|Title||Prior subclinical histoplasmosis revealed in Nigeria using histoplasmin skin testing.|
|Publication Type||Journal Article|
|Year of Publication||2018|
|Authors||Oladele, RO, Toriello, C, Ogunsola, FT, Ayanlowo, OO, Foden, P, Fayemiwo, AS, Osaigbovo, II, Iwuafor, AA, Shettima, S, Ekundayo, HA, Richardson, MD, Denning, DW|
OBJECTIVES: Disseminated histoplasmosis is an AIDS-defining illness. Histoplasmosis is commonly misdiagnosed as tuberculosis. Nigeria has the second highest number of people living with HIV/AIDS in Africa. The present study was carried out to investigate the prevalence of skin sensitivity amongst Nigerians to histoplasmin.
DESIGN: A cross-sectional study was conducted in six centres across five geopolitical zones of Nigeria.
METHODS: We recruited both healthy non-HIV and HIV-positive adults with CD4 count ≥ 350 cells/mm3 regardless of their ART status from March to May 2017. Skin tests were performed intradermally; induration ≥5 mm were considered to be histoplasmin positive.
RESULTS: 750 participants were recruited from Lagos (n = 52), Yola (n = 156), Ilorin (n = 125), Calabar (n = 120), Ibadan (n = 202) and Benin (n = 95). 467 (62.3%) were HIV negative, 247 (32.9%) were HIV positive and 36 (4.8%) did not know their HIV status.
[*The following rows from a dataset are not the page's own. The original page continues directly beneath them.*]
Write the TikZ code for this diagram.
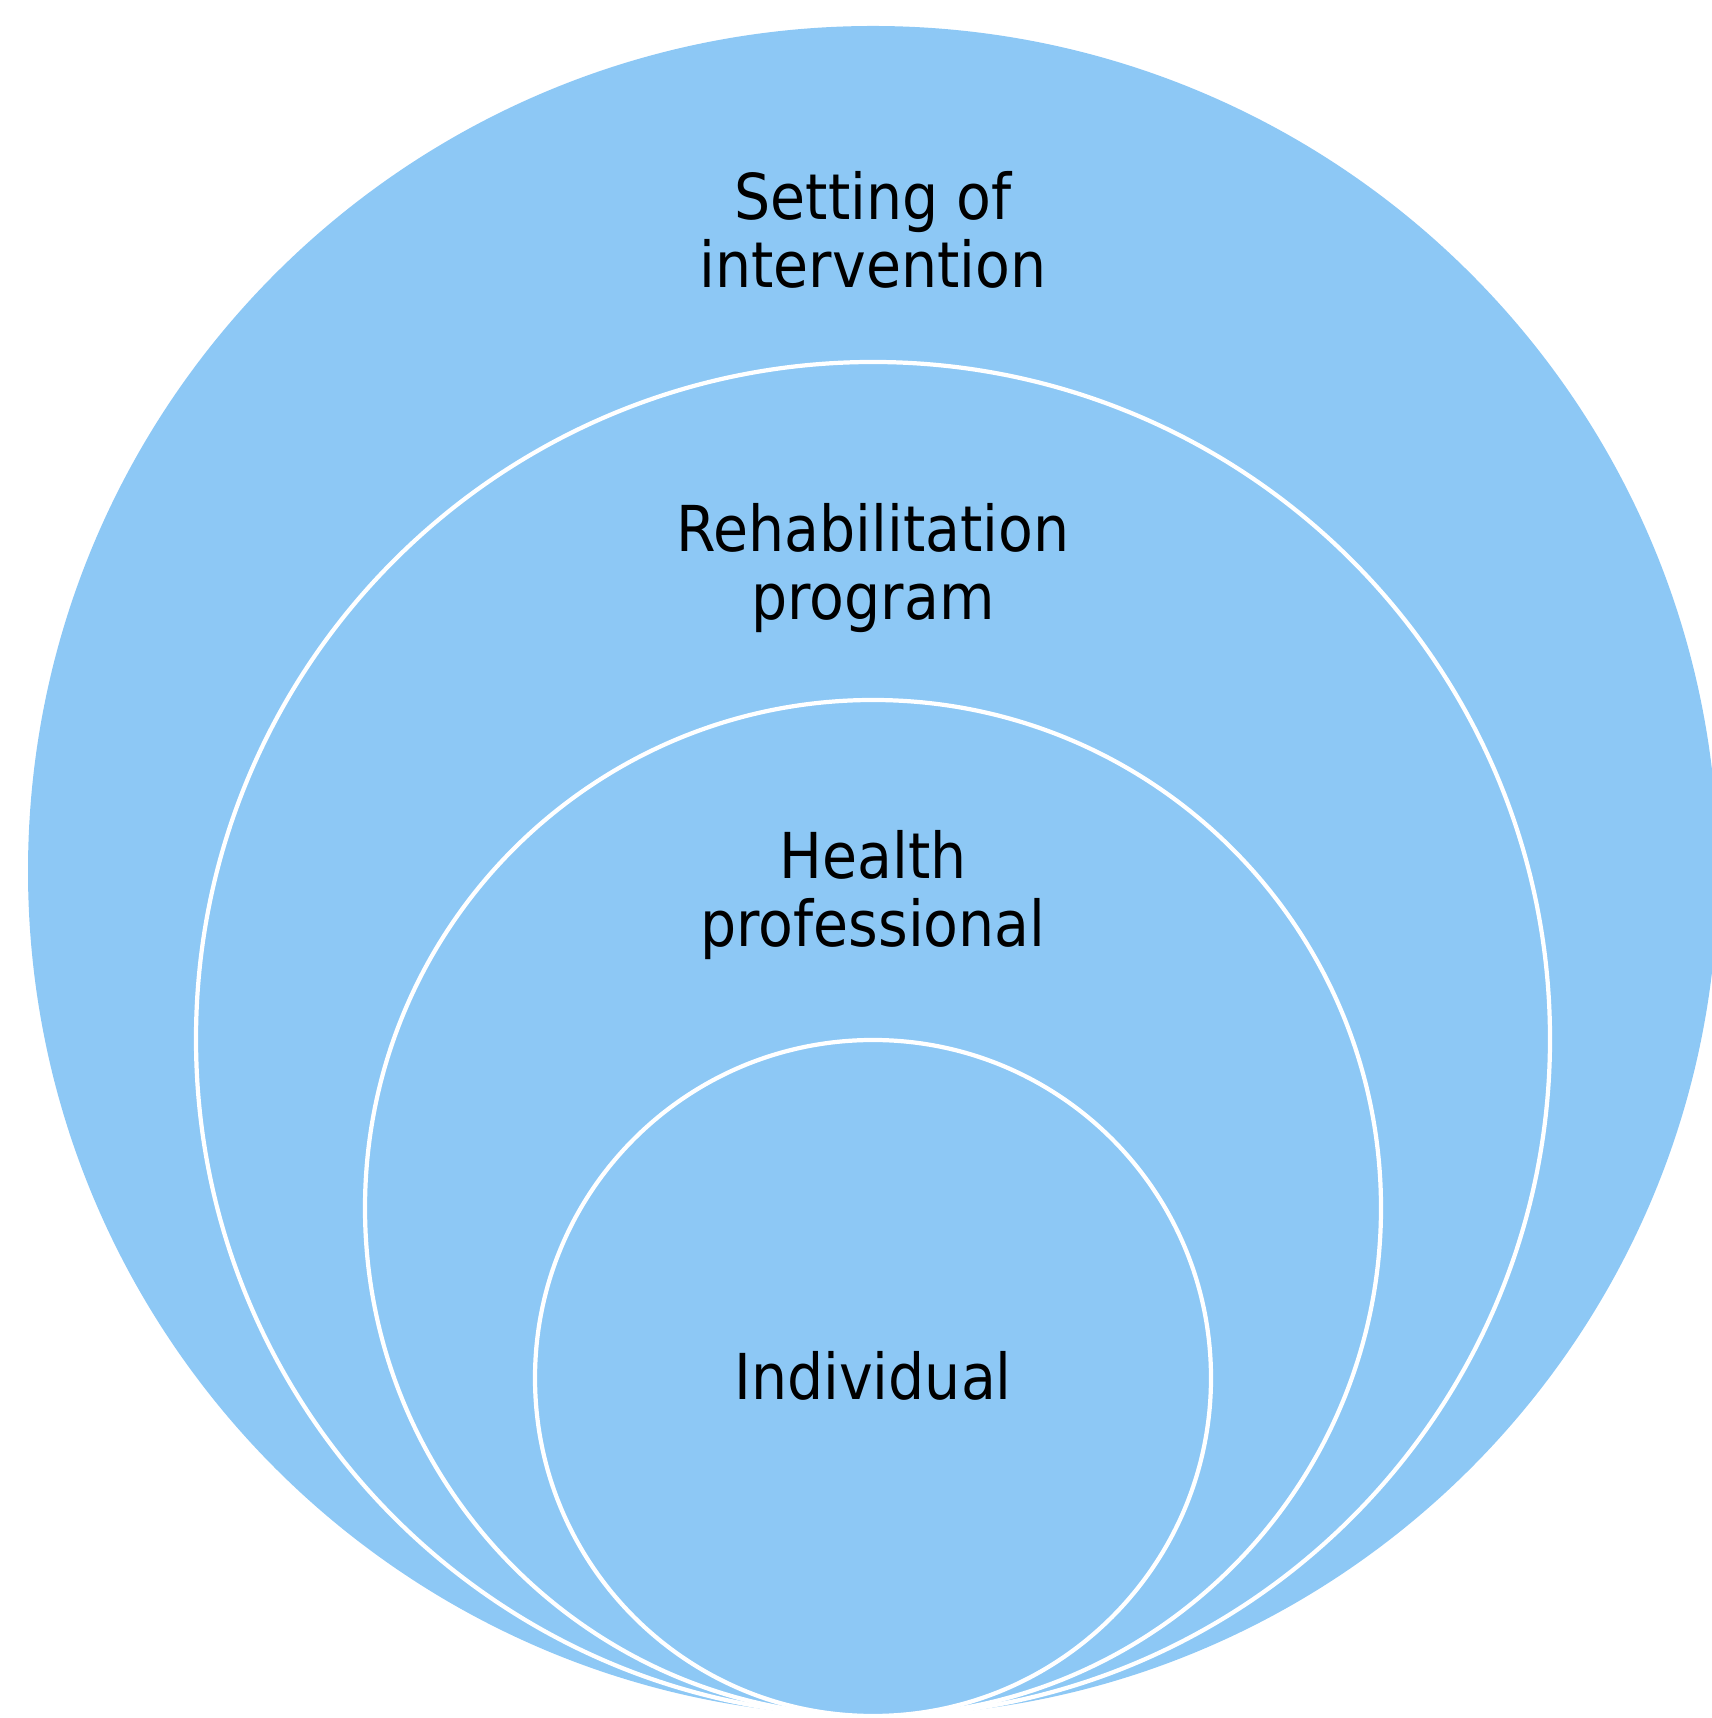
\documentclass[tikz,border=0pt]{standalone}
\usepackage{fontspec}
\setmainfont{DejaVu Sans}[FakeStretch=0.9]
\usepackage{tikz}
\usepackage{xcolor}

\definecolor{ringblue}{RGB}{141,200,245}

\tikzset{
	ring/.style={fill=ringblue, draw=white, line width=1.2pt},
	ringlabel/.style={font=\fontsize{18}{19.4}\selectfont, align=center, anchor=base, inner sep=0pt}
}

\begin{document}
\begin{tikzpicture}[x=0.01cm, y=0.01cm]
	\useasboundingbox (0,0) rectangle (1712,1718);
	% kreise, alle unten beruehrend
	\fill[ringblue] (873,847) circle (845);
	\draw[ring] (873,679) circle (677);
	\draw[ring] (873,510) circle (508);
	\draw[ring] (873,340) circle (338);
	% beschriftungen von aussen nach innen (base = letzte zeile)
	\node[ringlabel] (setting) at (873,1430) {Setting of\\intervention};
	\node[ringlabel] (program) at (873,1098) {Rehabilitation\\program};
	\node[ringlabel] (health) at (873,771) {Health\\professional};
	\node[ringlabel] (individual) at (873,318) {Individual};
\end{tikzpicture}
\end{document}
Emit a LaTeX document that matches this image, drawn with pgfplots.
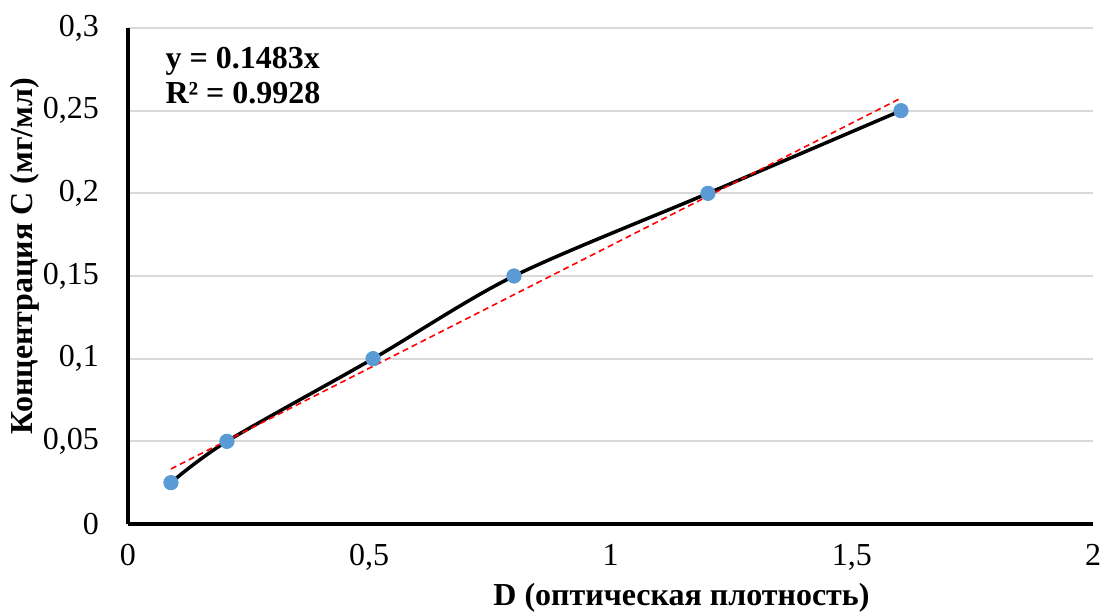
\documentclass[border=0pt]{standalone}
\usepackage{fontspec}
\setmainfont{Liberation Serif}
\usepackage{pgfplots}
\pgfplotsset{compat=1.18}
\definecolor{ptblue}{RGB}{91,155,213}
\definecolor{gridgray}{RGB}{217,217,217}
\begin{document}
\begin{tikzpicture}
\useasboundingbox (-64pt,-46pt) rectangle (488pt,262pt);
\begin{axis}[
  at={(0,0)}, anchor=south west,
  scale only axis, width=482.5pt, height=248pt,
  xmin=0, xmax=2, ymin=0, ymax=0.3,
  xtick={0,0.5,1,1.5,2}, ytick={0,0.05,0.1,0.15,0.2,0.25,0.3},
  xticklabels={0,{0,5},1,{1,5},2},
  yticklabels={0,{0,05},{0,1},{0,15},{0,2},{0,25},{0,3}},
  axis lines*=left,
  axis line style={line width=2pt, -},
  major tick length=0pt,
  ymajorgrids, grid style={gridgray, line width=0.9pt},
  tick label style={font=\fontsize{16}{19}\selectfont},
  xticklabel style={yshift=-9pt, inner sep=1pt},
  yticklabel style={xshift=-11pt},
  xlabel={\textbf{D (оптическая плотность)}},
  ylabel={\textbf{Концентрация С (мг/мл)}},
  label style={font=\fontsize{16}{19}\selectfont},
  xlabel style={at={(axis description cs:0.5736,0)}, anchor=center, yshift=-37pt, inner sep=0pt},
  ylabel style={at={(axis description cs:0,0.54)}, anchor=center, yshift=51.5pt},
  clip=false,
]
\addplot[black, line width=1.75pt, smooth] coordinates {
  (0.089,0.025) (0.205,0.05) (0.508,0.1) (0.80,0.15) (1.202,0.2) (1.602,0.25)
};
\addplot[red, line width=0.8pt, dash pattern=on 3pt off 2pt] coordinates {
  (0.089,0.0333) (1.602,0.2576)
};
\addplot[only marks, mark=*, mark size=3.6pt, color=ptblue, mark options={draw=ptblue, fill=ptblue}] coordinates {
  (0.089,0.025) (0.205,0.05) (0.508,0.1) (0.80,0.15) (1.202,0.2) (1.602,0.25)
};
\node[anchor=west, align=left, font=\fontsize{16}{17.5}\selectfont\bfseries, inner sep=0pt] at (axis cs:0.077,0.2715) {y = 0.1483x\\R² = 0.9928};
\end{axis}
\end{tikzpicture}
\end{document}
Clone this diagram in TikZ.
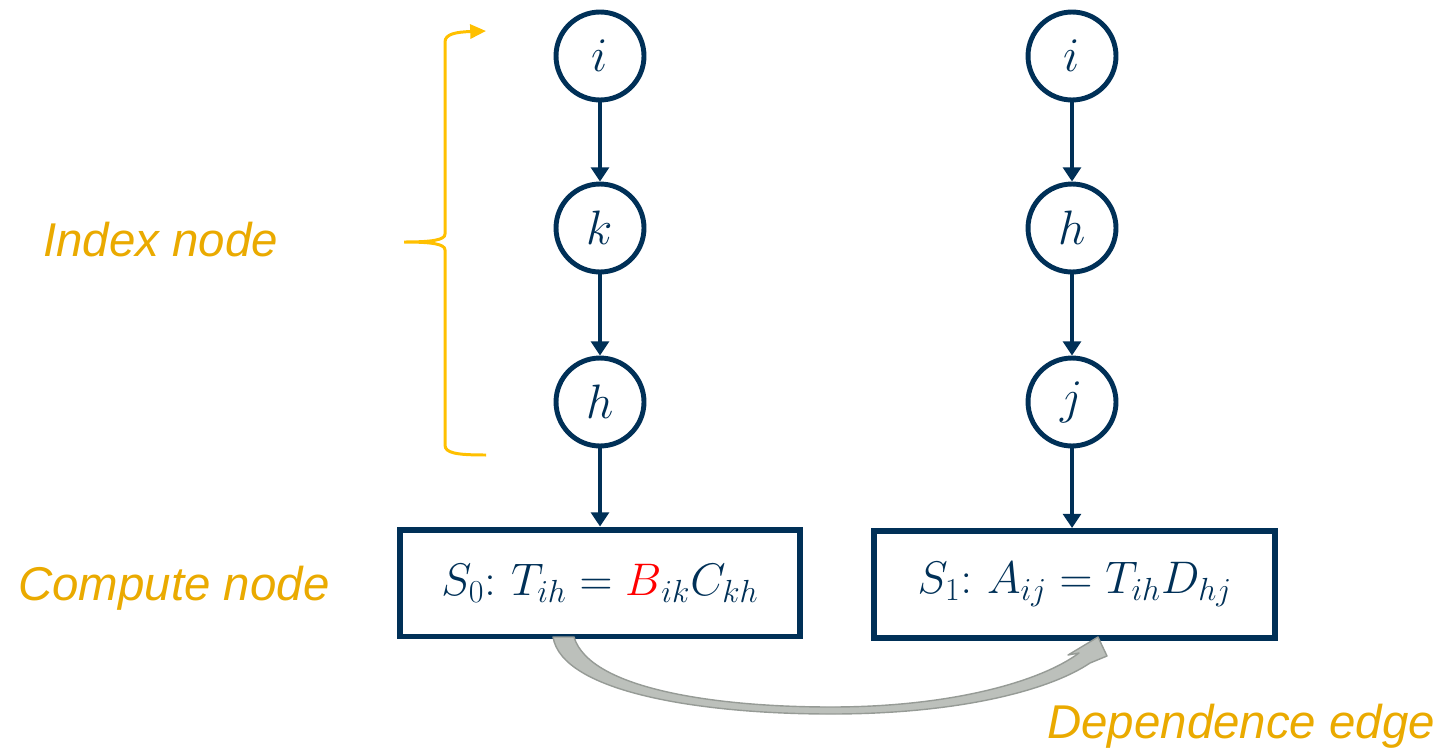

A total of 32/735 (4.4%) participants had a positive skin test. Study centre (p<0.001), education (p = 0.002) and age (p = 0.005) appeared to be significantly associated with positive skin reactivity at the 0.5% significance level, while sex (p = 0.031) and occupation (p = 0.031) would have been significant at the 5% significance level. Males had a higher rate of reactivity than females (p = 0.031, 7% vs 3%). The highest positive rates were recorded from Benin City (13/86 (15%)) and Calabar (7/120 (6%)) and no positives were recorded in Lagos (p<0.001). HIV status was not statistically significant (p = 0.70).
CONCLUSION: Histoplasmosis diagnostics should be included in the Nigerian HIV guidelines. Epidemiological vigilance of progressive disseminated histoplasmosis should be considered by local health authorities.